Daily ratio charts of $IWM vs $SPY show the relative charts of how Small-caps have achieved a minor breakout of the consolidation that’s taken place since the beginning of the year. This recent ability to have exceeded this trendline resistance is thought to be positive for Small-caps to outperform in greater fashion in the months to come.
As this chart below shows, this intermediate-term trendline marked the highs of this downtrend going back since March 2021. The breakout looks meaningful and constructive towards expecting continued outperformance.
Historically, the breaking of these prior red trendlines which connected relative lows vs $SPX were important in illustrating how trends were changing in the relative strength of $IWM vs $SPX. While those former breakdowns proved negative, I now suspect this upside breakout in the last week should fuel further outperformance in $IWM vs. $SPX.
Five-wave Advance for $SOX, $NVDA into resistance should require consolidation into next week
Monday’s gap-down in $NVDA caused some early weakness in Technology at a time when most Defensive issues were gaining ground on the early $SPX rally.

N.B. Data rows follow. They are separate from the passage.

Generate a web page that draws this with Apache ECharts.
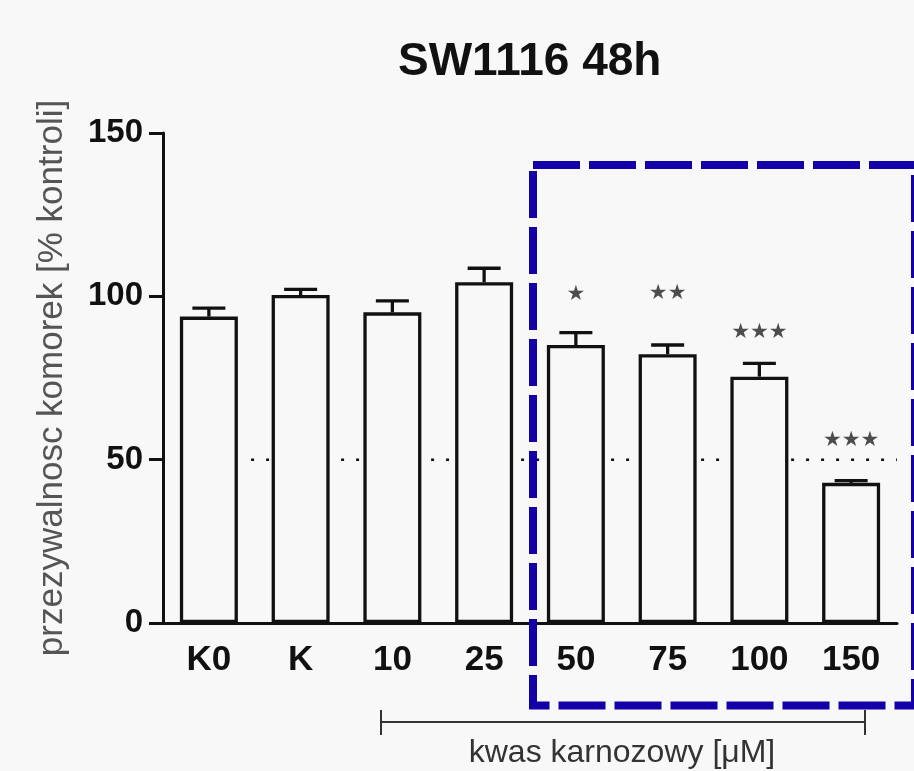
<!DOCTYPE html>
<html>
<head>
<meta charset="utf-8">
<script src="https://cdn.jsdelivr.net/npm/echarts@6/dist/echarts.min.js"></script>
<style>
html,body{margin:0;padding:0;background:#f8f8f8;}
#chart{width:914px;height:771px;}
</style>
</head>
<body>
<div id="chart"></div>
<script>
var categories = ['K0', 'K', '10', '25', '50', '75', '100', '150'];
var means = [93.8, 100.4, 95.1, 104.3, 85.1, 82.3, 75.4, 42.9];
var errors = [2.6, 1.7, 3.5, 4.3, 3.8, 2.8, 4.1, 0.7];
var starText = ['', '', '', '', '★', '★★', '★★★', '★★★'];
var starY = [null, null, null, null, 100.4, 101, 89, 56];
var yTicks = [0, 50, 100, 150];
var refLine = [[0.46, 50], [7.5, 50]];

var chart = echarts.init(document.getElementById('chart'), null, {renderer: 'canvas'});
var FONT = '"Liberation Sans", Arial, sans-serif';

var option = {
  backgroundColor: '#f8f8f8',
  animation: false,
  title: {
    text: 'SW1116 48h',
    left: 393, top: 34,
    textStyle: {fontFamily: FONT, fontWeight: 'bold', fontSize: 46, color: '#111'}
  },
  grid: {left: 163, right: 17, top: 133, bottom: 148},
  xAxis: [{
    type: 'category',
    data: categories,
    axisLine: {lineStyle: {color: '#111', width: 3}},
    axisTick: {alignWithLabel: true, length: 9, lineStyle: {width: 3, color: '#111'}},
    axisLabel: {margin: 20, fontFamily: FONT, fontWeight: 'bold', fontSize: 35, color: '#111'}
  }, {
    type: 'value', min: -0.5, max: 7.5, show: false
  }],
  yAxis: {
    type: 'value', min: 0, max: 150, interval: 50,
    name: 'przezywalnosc komorek [% kontroli]',
    nameLocation: 'middle', nameGap: 93, nameRotate: 90,
    nameTextStyle: {fontFamily: FONT, fontSize: 35, color: '#555'},
    axisLine: {show: true, onZero: false, lineStyle: {color: '#111', width: 3}},
    axisTick: {show: true, length: 14, lineStyle: {width: 3, color: '#111'}},
    splitLine: {show: false},
    axisLabel: {
      margin: 20, fontFamily: FONT, fontWeight: 'bold', fontSize: 33, color: '#111',
      formatter: function (v) { return yTicks.indexOf(v) >= 0 ? String(v) : ''; }
    }
  },
  series: [{
    type: 'line',
    xAxisIndex: 1,
    data: refLine,
    symbol: 'none',
    z: 1,
    lineStyle: {type: [3, 12], width: 2.5, color: '#111'}
  }, {
    type: 'bar',
    data: means,
    barWidth: 58,
    z: 3,
    itemStyle: {color: '#f8f8f8', borderColor: '#111', borderWidth: 3.3}
  }, {
    type: 'custom',
    z: 4,
    data: means.map(function (m, i) { return [i, m, m + errors[i]]; }),
    renderItem: function (params, api) {
      var i = api.value(0);
      var p0 = api.coord([i, api.value(1)]);
      var p1 = api.coord([i, api.value(2)]);
      var hw = 16.5;
      var style = {stroke: '#111', lineWidth: 3.3, fill: null};
      return {
        type: 'group',
        children: [
          {type: 'line', shape: {x1: p0[0], y1: p0[1], x2: p1[0], y2: p1[1]}, style: style},
          {type: 'line', shape: {x1: p1[0] - hw, y1: p1[1], x2: p1[0] + hw, y2: p1[1]}, style: style}
        ]
      };
    }
  }, {
    type: 'scatter',
    z: 5,
    symbolSize: 0,
    data: starY.map(function (v, i) { return v == null ? null : [i, v]; }),
    label: {
      show: true, position: 'inside',
      fontFamily: '"DejaVu Sans", sans-serif', fontSize: 21, color: '#222',
      formatter: function (p) { return starText[p.dataIndex]; }
    }
  }],
  graphic: [{
    type: 'rect',
    z: 100,
    shape: {x: 533, y: 165, width: 382, height: 540.5},
    style: {fill: null, stroke: '#1400a8', lineWidth: 8, lineDash: [47, 9]}
  }, {
    type: 'line',
    z: 50,
    shape: {x1: 381, y1: 722, x2: 865, y2: 722},
    style: {stroke: '#333', lineWidth: 2}
  }, {
    type: 'line', z: 50,
    shape: {x1: 381, y1: 710, x2: 381, y2: 735},
    style: {stroke: '#333', lineWidth: 2}
  }, {
    type: 'line', z: 50,
    shape: {x1: 865, y1: 710, x2: 865, y2: 735},
    style: {stroke: '#333', lineWidth: 2}
  }, {
    type: 'text', z: 50,
    x: 622, y: 753,
    style: {
      text: 'kwas karnozowy [μM]',
      font: '32px "Liberation Sans", Arial, sans-serif',
      fill: '#333', textAlign: 'center', textVerticalAlign: 'middle'
    }
  }]
};
chart.setOption(option);
</script>
</body>
</html>
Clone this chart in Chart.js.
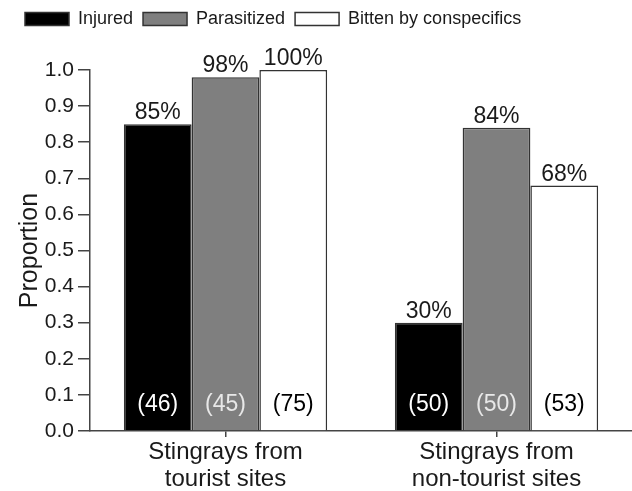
<!DOCTYPE html>
<html>
<head>
<meta charset="utf-8">
<script src="https://cdn.jsdelivr.net/npm/chart.js@4"></script>
<style>
  html, body { margin: 0; padding: 0; background: #fff; }
  #wrap { width: 632px; height: 491px; position: relative; }
</style>
</head>
<body>
<div id="wrap"><canvas id="chart"></canvas></div>
<script>
// data
const categories = [["Stingrays from", "tourist sites"], ["Stingrays from", "non-tourist sites"]];
const injured = [0.85, 0.30];
const parasitized = [0.98, 0.84];
const bitten = [1.00, 0.68];
const sampleInjured = [46, 50];
const sampleParasitized = [45, 50];
const sampleBitten = [75, 53];
const yTicks = [0, 0.1, 0.2, 0.3, 0.4, 0.5, 0.6, 0.7, 0.8, 0.9, 1.0];

const FONT = "'Liberation Sans', Arial, sans-serif";
const INK = "#1a1a1a";

// draws the % above each bar and the (n) inside near the bottom
const barLabels = {
  id: "barLabels",
  afterDatasetsDraw(chart) {
    const ctx = chart.ctx;
    const zero = chart.scales.y.getPixelForValue(0);
    ctx.save();
    ctx.textAlign = "center";
    ctx.font = "23px " + FONT;
    chart.data.datasets.forEach((ds, i) => {
      chart.getDatasetMeta(i).data.forEach((bar, j) => {
        ctx.fillStyle = INK;
        ctx.textBaseline = "alphabetic";
        ctx.fillText(Math.round(ds.data[j] * 100) + "%", bar.x, bar.y - 5);
        ctx.fillStyle = ds.nColor;
        ctx.fillText("(" + ds.n[j] + ")", bar.x, zero - 20);
      });
    });
    ctx.restore();
  }
};

new Chart(document.getElementById("chart"), {
  type: "bar",
  data: {
    labels: categories,
    datasets: [
      { label: "Injured", data: injured, n: sampleInjured, nColor: "#fff",
        backgroundColor: "#000", borderColor: "#333", borderWidth: 1.5 },
      { label: "Parasitized", data: parasitized, n: sampleParasitized, nColor: "#e8e8e8",
        backgroundColor: "#7f7f7f", borderColor: "#333", borderWidth: 1.5 },
      { label: "Bitten by conspecifics", data: bitten, n: sampleBitten, nColor: "#000",
        backgroundColor: "#fff", borderColor: "#333", borderWidth: 1.5 }
    ]
  },
  options: {
    responsive: true,
    maintainAspectRatio: false,
    animation: false,
    layout: { padding: { top: 0, left: 15, right: 0, bottom: 0 } },
    datasets: { bar: { categoryPercentage: 0.75, barPercentage: 1.0 } },
    plugins: {
      tooltip: { enabled: false },
      legend: {
        position: "top",
        align: "start",
        labels: {
          font: { family: FONT, size: 18 },
          color: INK,
          boxWidth: 44,
          boxHeight: 13,
          padding: 10
        }
      }
    },
    scales: {
      // empty axis above the plot, only to leave room for the top labels
      spacer: {
        type: "category",
        position: "top",
        grid: { display: false },
        border: { display: false },
        ticks: { display: false },
        afterFit(scale) { scale.height = 32; }
      },
      x: {
        grid: { display: true, drawOnChartArea: false, offset: false, tickLength: 6, color: "#444", lineWidth: 1.5 },
        border: { color: "#444", width: 1.5 },
        ticks: { font: { family: FONT, size: 24, lineHeight: 1.12 }, color: INK, padding: 2, maxRotation: 0 },
        afterFit(scale) { scale.height = 60; }
      },
      y: {
        min: 0,
        max: 1,
        afterBuildTicks(scale) { scale.ticks = yTicks.map(v => ({ value: v })); },
        grid: { display: true, drawOnChartArea: false, tickLength: 12, color: "#444", lineWidth: 1.5 },
        border: { color: "#444", width: 1.5 },
        ticks: {
          font: { family: FONT, size: 21 },
          color: INK,
          padding: 4,
          callback: v => v.toFixed(1)
        },
        title: { display: true, text: "Proportion", font: { family: FONT, size: 25 }, color: INK, padding: 0 },
        afterFit(scale) { scale.width = 75; }
      }
    }
  },
  plugins: [barLabels]
});
</script>
</body>
</html>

Semiconductor stocks in general were largely lower, offsetting some of the gains in Tech Hardware and Software.
Wave structure in $NVDA shown below looks similar to what the $SOX is depicting, a likely five-wave impulsive advance into last week’s highs. That’s a constructive sign for gains in the months to come.
However, in the short run, these gains have resulted in prices getting right up to structural resistance near early June highs. Moreover, five-wave advances mark the completion of a certain move, and it’s not a great risk/reward spot to expect more upside. Overall, one can see 50-62% of this recent rally being given back ahead of the start of another push higher.
In NVDA’s case, pullbacks down to $166.60 looks likely and potentially under to near $160 before this stabilizes and turns back higher.
Ideally, a pullback would occur in three separate waves, and would give confidence towards thinking a good tradable low in $NVDA should be in place potentially by next week on this weakness. At present, more downside looks likely.
Bitcoin rally should face initial resistance near $25k
Bitcoin’s push to new multi-day highs likely helps the near-term trend extend a bit more ahead of possible late week consolidation. Daily charts show the recent consolidation into early August having held exactly where it needed to at one-month uptrend line support.
Monday’s surge echoes what’s being seen in Equities yet is nearing an area of important short-term overhead resistance near the edge of this Ichimoku Cloud. Technically, it’s likely that $25k might hold on this initial run-up given this Cloud resistance as this also lines up with a meaningful 50% retracement level of the entire May-June decline.
Following consolidation into next week, it’s likely that $BTCUSD extends its rise up to more meaningful resistance targets near $28k. Overall, near-term trends are bullish as part of an intermediate-term pattern that’s also improving. Yet, the short-term upside follow-through might prove muted until consolidation occurs, and it’s thought that $25k is the first meaningful roadblock to this current trend.